# Name your places...



## Mynyel3 (Aug 31, 2010)

I am looking to start purchasing a few things and to know what your favorite places are.

Just give the top three or so (well if you have three or more if you have places you just can't live without!) and what you purchase (well a consolidated list lest we :shock: )  Links are always nice!

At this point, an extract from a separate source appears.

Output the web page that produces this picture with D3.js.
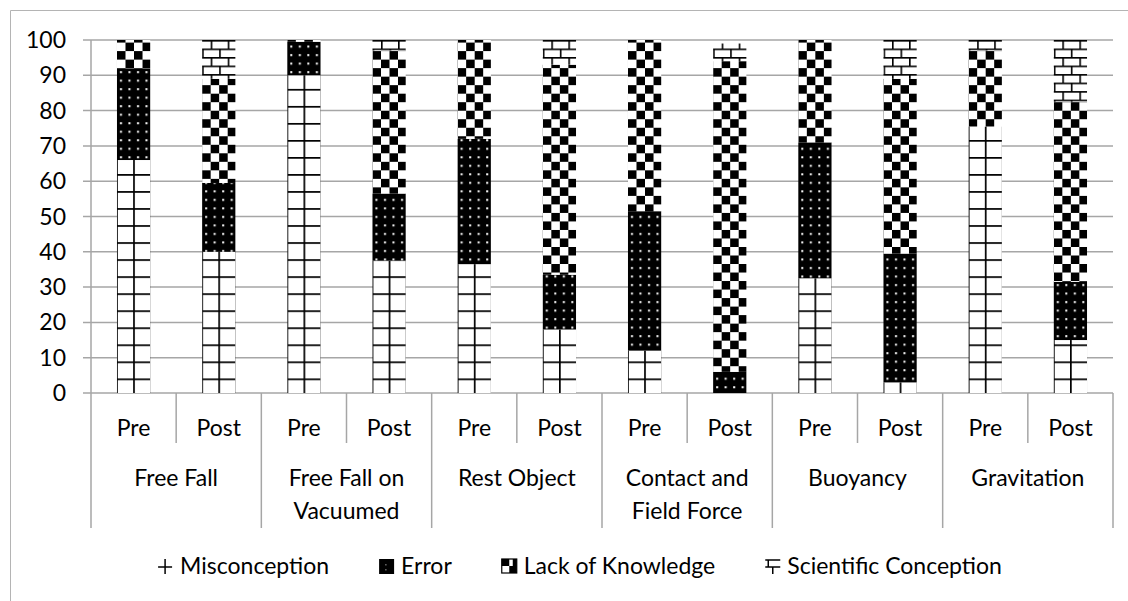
<!DOCTYPE html>
<html><head><meta charset="utf-8">
<script src="https://cdn.jsdelivr.net/npm/d3@7"></script>
<style>html,body{margin:0;padding:0;background:#fff;} svg{display:block;}</style>
</head><body>
<svg id="chart" width="1128" height="601"></svg>
<script>
// ---- data ----
const groups = ["Free Fall", "Free Fall on\nVacuumed", "Rest Object", "Contact and\nField Force", "Buoyancy", "Gravitation"];
const phases = ["Pre", "Post"];
const seriesNames = ["Misconception", "Error", "Lack of Knowledge", "Scientific Conception"];
const misconception = [66, 40, 90, 37.5, 36.5, 18, 12, 0, 32.5, 3, 75.5, 15];
const error =         [26, 19.5, 9.5, 19, 35.5, 15.5, 39.5, 6, 38.5, 36.5, 0, 16.5];
const lackKnowledge = [8, 29.5, 0.5, 40.5, 28, 59.5, 48.5, 88, 29, 49.5, 21.5, 51];
const scientific =    [0, 11, 0, 3, 0, 7, 0, 5, 0, 11, 3, 17.5];
const yTicks = [0, 10, 20, 30, 40, 50, 60, 70, 80, 90, 100];

// ---- layout ----
const FONT = "Lato, 'Open Sans', sans-serif";
const FS = 23;
const plot = {left: 91, right: 1113, top: 40, bottom: 393};
const gridCol = "#a6a6a6";

const svg = d3.select("#chart");
const slots = [];
groups.forEach((g, gi) => phases.forEach((p, pi) => slots.push({g: gi, p: p, key: gi + "-" + p})));
const rows = slots.map((s, i) => ({
  key: s.key, phase: s.p, group: s.g,
  "Misconception": misconception[i], "Error": error[i],
  "Lack of Knowledge": lackKnowledge[i], "Scientific Conception": scientific[i]
}));

const x = d3.scaleBand().domain(slots.map(s => s.key)).range([plot.left, plot.right])
  .paddingInner(0.61).paddingOuter(0.305);
const y = d3.scaleLinear().domain([0, 100]).range([plot.bottom, plot.top]);
const step = x.step();
const firstLeft = x(slots[0].key);
const P = step / 5; // pattern period

// ---- patterns ----
const defs = svg.append("defs");
const pm = defs.append("pattern").attr("id", "pMis").attr("patternUnits", "userSpaceOnUse")
  .attr("width", P).attr("height", P).attr("x", firstLeft + P - 0.85).attr("y", 379.3 - 0.85);
pm.append("rect").attr("width", P).attr("height", P).attr("fill", "#fff");
pm.append("rect").attr("x", 0).attr("y", 0).attr("width", 1.7).attr("height", P).attr("fill", "#000");
pm.append("rect").attr("x", 0).attr("y", 0).attr("width", P).attr("height", 1.7).attr("fill", "#000");
const pe = defs.append("pattern").attr("id", "pErr").attr("patternUnits", "userSpaceOnUse")
  .attr("width", P / 2).attr("height", P / 2).attr("x", firstLeft).attr("y", 0);
pe.append("rect").attr("width", P / 2).attr("height", P / 2).attr("fill", "#000");
pe.append("rect").attr("x", 3).attr("y", 3).attr("width", 2).attr("height", 2).attr("fill", "#fff");
const pl = defs.append("pattern").attr("id", "pLack").attr("patternUnits", "userSpaceOnUse")
  .attr("width", P).attr("height", P).attr("x", firstLeft).attr("y", 0);
pl.append("rect").attr("width", P).attr("height", P).attr("fill", "#fff");
pl.append("rect").attr("x", 0).attr("y", 0).attr("width", P / 2).attr("height", P / 2).attr("fill", "#000");
pl.append("rect").attr("x", P / 2).attr("y", P / 2).attr("width", P / 2).attr("height", P / 2).attr("fill", "#000");
const pb = defs.append("pattern").attr("id", "pSci").attr("patternUnits", "userSpaceOnUse")
  .attr("width", P).attr("height", P).attr("x", firstLeft + P / 2).attr("y", 40);
pb.append("rect").attr("width", P).attr("height", P).attr("fill", "#fff");
pb.append("rect").attr("x", 0).attr("y", 0).attr("width", P).attr("height", 1.6).attr("fill", "#000");
pb.append("rect").attr("x", 0).attr("y", P / 2).attr("width", P).attr("height", 1.6).attr("fill", "#000");
pb.append("rect").attr("x", 0).attr("y", 0).attr("width", 1.6).attr("height", P / 2).attr("fill", "#000");
pb.append("rect").attr("x", P / 2).attr("y", P / 2).attr("width", 1.6).attr("height", P / 2).attr("fill", "#000");

const fills = {"Misconception": "url(#pMis)", "Error": "url(#pErr)", "Lack of Knowledge": "url(#pLack)", "Scientific Conception": "url(#pSci)"};

// ---- outer frame (top & left visible) ----
svg.append("line").attr("x1", 10.5).attr("x2", 1128).attr("y1", 10.5).attr("y2", 10.5).attr("stroke", "#b4b4b4").attr("stroke-width", 1);
svg.append("line").attr("x1", 10.5).attr("x2", 10.5).attr("y1", 10.5).attr("y2", 601).attr("stroke", "#b4b4b4").attr("stroke-width", 1);

// ---- gridlines + y labels ----
svg.append("g").selectAll("line").data(yTicks).join("line")
  .attr("x1", plot.left - 8).attr("x2", plot.right)
  .attr("y1", d => y(d)).attr("y2", d => y(d))
  .attr("stroke", gridCol).attr("stroke-width", 1.5);
svg.append("g").selectAll("text").data(yTicks).join("text")
  .attr("x", 66).attr("y", d => y(d)).attr("dy", "0.35em")
  .attr("text-anchor", "end").attr("font-family", FONT).attr("font-size", FS).attr("fill", "#000")
  .text(d => d);

// ---- bars ----
const stack = d3.stack().keys(seriesNames)(rows);
svg.append("g").selectAll("g").data(stack).join("g")
  .attr("fill", d => fills[d.key])
  .selectAll("rect").data(d => d).join("rect")
  .attr("x", d => x(d.data.key)).attr("width", x.bandwidth())
  .attr("y", d => y(d[1])).attr("height", d => Math.max(0, y(d[0]) - y(d[1])));

// ---- axes lines ----
svg.append("line").attr("x1", plot.left).attr("x2", plot.left).attr("y1", plot.top).attr("y2", plot.bottom)
  .attr("stroke", gridCol).attr("stroke-width", 1.5);
const innerSep = groups.map((g, gi) => x(gi + "-Post") - (step - x.bandwidth()) / 2);
svg.append("g").selectAll("line").data(innerSep).join("line")
  .attr("x1", d => d).attr("x2", d => d).attr("y1", plot.bottom).attr("y2", 443)
  .attr("stroke", gridCol).attr("stroke-width", 1.5);
const groupSep = groups.map((g, gi) => x(gi + "-Pre") - (step - x.bandwidth()) / 2).concat([plot.right]);
svg.append("g").selectAll("line").data(groupSep).join("line")
  .attr("x1", d => d).attr("x2", d => d).attr("y1", plot.bottom).attr("y2", 528)
  .attr("stroke", gridCol).attr("stroke-width", 1.5);

// ---- category labels ----
svg.append("g").selectAll("text").data(slots).join("text")
  .attr("x", d => x(d.key) + x.bandwidth() / 2).attr("y", 428).attr("dy", "0.35em")
  .attr("text-anchor", "middle").attr("font-family", FONT).attr("font-size", FS).attr("fill", "#000")
  .text(d => d.p);
const gl = svg.append("g").selectAll("text").data(groups).join("text")
  .attr("text-anchor", "middle").attr("font-family", FONT).attr("font-size", FS).attr("fill", "#000")
  .attr("x", (d, i) => (x(i + "-Pre") + x(i + "-Post") + x.bandwidth()) / 2);
gl.each(function(d) {
  const t = d3.select(this);
  d.split("\n").forEach((ln, li) => {
    t.append("tspan").attr("x", t.attr("x")).attr("y", 478 + li * 33).attr("dy", "0.35em").text(ln);
  });
});

// ---- legend ----
const legY = 566;
const leg = svg.append("g");
let lx = 0;
seriesNames.forEach((name, i) => {
  const g = leg.append("g").attr("transform", `translate(${lx},${legY})`);
  if (i === 0) {
    g.append("line").attr("x1", 0).attr("x2", 14).attr("y1", 1).attr("y2", 1).attr("stroke", "#000").attr("stroke-width", 1.5);
    g.append("line").attr("x1", 7).attr("x2", 7).attr("y1", -7).attr("y2", 8).attr("stroke", "#000").attr("stroke-width", 1.5);
  } else if (i === 1) {
    g.append("rect").attr("x", 0).attr("y", -7).attr("width", 15).attr("height", 15).attr("fill", "#000");
    g.append("rect").attr("x", 6).attr("y", -2).attr("width", 1.5).attr("height", 1.5).attr("fill", "#666");
    g.append("rect").attr("x", 6).attr("y", 3).attr("width", 1.5).attr("height", 1.5).attr("fill", "#666");
  } else if (i === 2) {
    g.append("rect").attr("x", 0).attr("y", -7).attr("width", 15).attr("height", 14).attr("fill", "#fff").attr("stroke", "#000").attr("stroke-width", 1.2);
    g.append("rect").attr("x", 0).attr("y", -7).attr("width", 7.5).attr("height", 7).attr("fill", "#000");
    g.append("rect").attr("x", 7.5).attr("y", 0).attr("width", 7.5).attr("height", 7).attr("fill", "#000");
    g.append("rect").attr("x", 11).attr("y", -7).attr("width", 4).attr("height", 7).attr("fill", "#000");
  } else {
    g.append("line").attr("x1", 0).attr("x2", 15).attr("y1", -6).attr("y2", -6).attr("stroke", "#000").attr("stroke-width", 1.5);
    g.append("line").attr("x1", 0).attr("x2", 15).attr("y1", 1).attr("y2", 1).attr("stroke", "#000").attr("stroke-width", 1.5);
    g.append("line").attr("x1", 7.5).attr("x2", 7.5).attr("y1", 1).attr("y2", 8).attr("stroke", "#000").attr("stroke-width", 1.5);
    g.append("line").attr("x1", 3).attr("x2", 3).attr("y1", -6).attr("y2", 1).attr("stroke", "#000").attr("stroke-width", 1.5);
  }
  const t = g.append("text").attr("x", 22).attr("y", 0).attr("dy", "0.35em")
    .attr("font-family", FONT).attr("font-size", FS).attr("fill", "#000").text(name);
  const w = t.node().getComputedTextLength();
  lx += 22 + w + (i < seriesNames.length - 1 ? 50 : 0);
});
const legCenter = 580;
leg.attr("transform", `translate(${legCenter - lx / 2},0)`);
</script>
</body></html>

Thank you ladies and gents!

Rachel


----------



## rubyslippers (Oct 2, 2010)

1)  Camden Grey (for carrier oils, butters & sodium lactate)
2)  Brambleberry (for FO's & EO's)
3)  Elements Bath & Body (for containers & FO's)


----------



## cmd439 (Oct 2, 2010)

I have ordered lip balm tubes from www.soapersupplies.com (0.15 each) and various powder (charcoal, oxides, milk and honey powders) and packaging ingredients from www.texasnaturalsupply.com.  I am patiently waiting for my first orders from brambleberry and columbus foods.


----------



## PrairieCraft (Oct 2, 2010)

1)  www.SoapersChoice.com   --  oils and butters

2)  www.camdengrey.com  --   clays and additives and EOs cheap

3)  www.wholesalesuppliesplus.com  --  silicone molds

I am still searching for my favorite FOs :?   Looks like it will end up being a couple from here there and everywhere.


----------



## tlaborn (Nov 22, 2010)

I got my containers from sks
My wax, wicks and FO's from candlescience
My EOs im still looking but lately ive been getting them from Mountainrose


----------